Penguins face global warming threat

While the polar bear's plight has become one of the most potent symbols of climate change, a report reveals warming at the other end of the world has put penguins in similar straits.

Warming is occurring five times faster in the Antarctic Peninsula than on average around the globe and threatening the survival of four penguin species - emperor, gentoo, chinstrap and Adelie - that breed on the continent, a report by conservation charity WWF said.

Melting sea ice is destroying the nesting sites in which some of the continent's penguins raise their young and, alongside overfishing, is also reducing the amount of food available to some of the birds.

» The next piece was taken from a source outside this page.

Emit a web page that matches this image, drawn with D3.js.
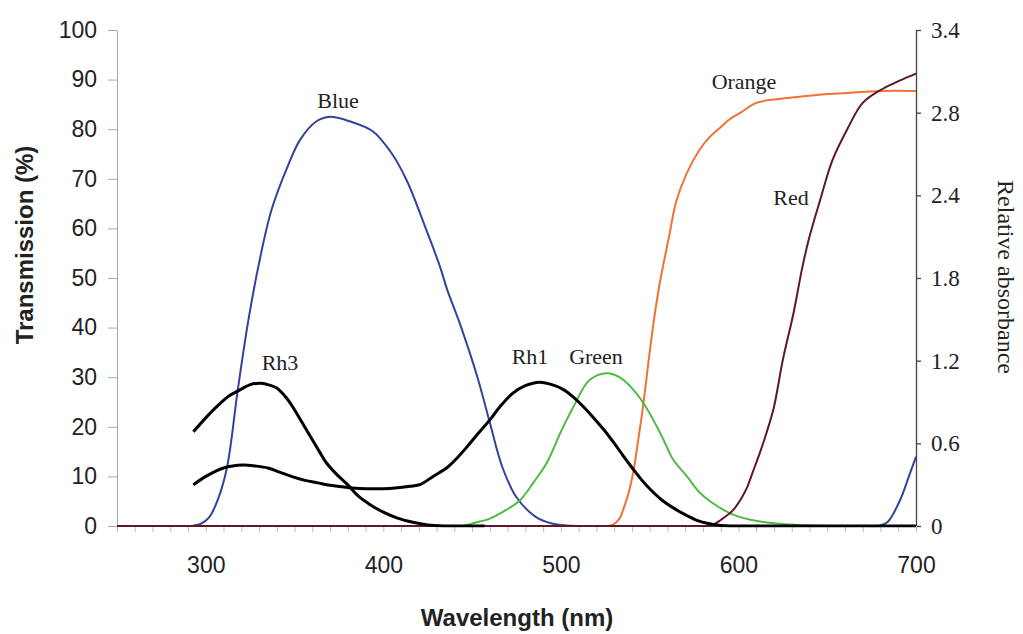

The Emperor penguin, the largest in the world, has seen some of its colonies halved in the past century as warmer temperatures and stronger winds force them to rear their young on increasingly thin ice, the report published at the UN conference on climate change in Bali said. WWF said in recent years sea ice had broken off early and many eggs and chicks had been blown away when they were too young to survive on their own.

The charity warned the emperor penguin was the most vulnerable of Antarctic bird and mammal species in the face of climate change, as it needs stable, land-locked sea ice on which to breed because it is too clumsy to climb over icy coastal slopes.

The melting sea ice - which covers 40% less area than it did 26 years ago off the West Antarctic Peninsula - has also led to reduced numbers of krill, the main source of food for chinstrap penguins. Some colonies of chinstraps have seen reductions in numbers of up to two thirds because reduced food has made it more difficult for youngsters to survive, the Antarctic Penguins and Climate Change report said.

The gentoo penguin has also seen numbers shrinking because they are increasingly dependent on the krill as their usual food sources have been depleted by overfishing, the report said. And on the northwestern coast of the Antarctic peninsula, populations of Adelie penguins have dropped by 65% in the past quarter of a century.

The report said the penguins had been suffering from scarcer food supplies and encroachment by gentoo and chinstrap penguins who were taking advantage of higher temperatures where warming has been most dramatic.

Scientists are concerned for the Adelie, which lives on sea ice but needs the ice-free land to breed, where they line their nests with pebbles which they often steal from their neighbours.

WWF is calling for the Bali summit to agree a process which will lead to comprehensive and fair emissions reductions after phase one of the Kyoto Protocol ends in 2012. The charity also wants to see international action to protect Antarctica from other pressures such as fisheries and tourism.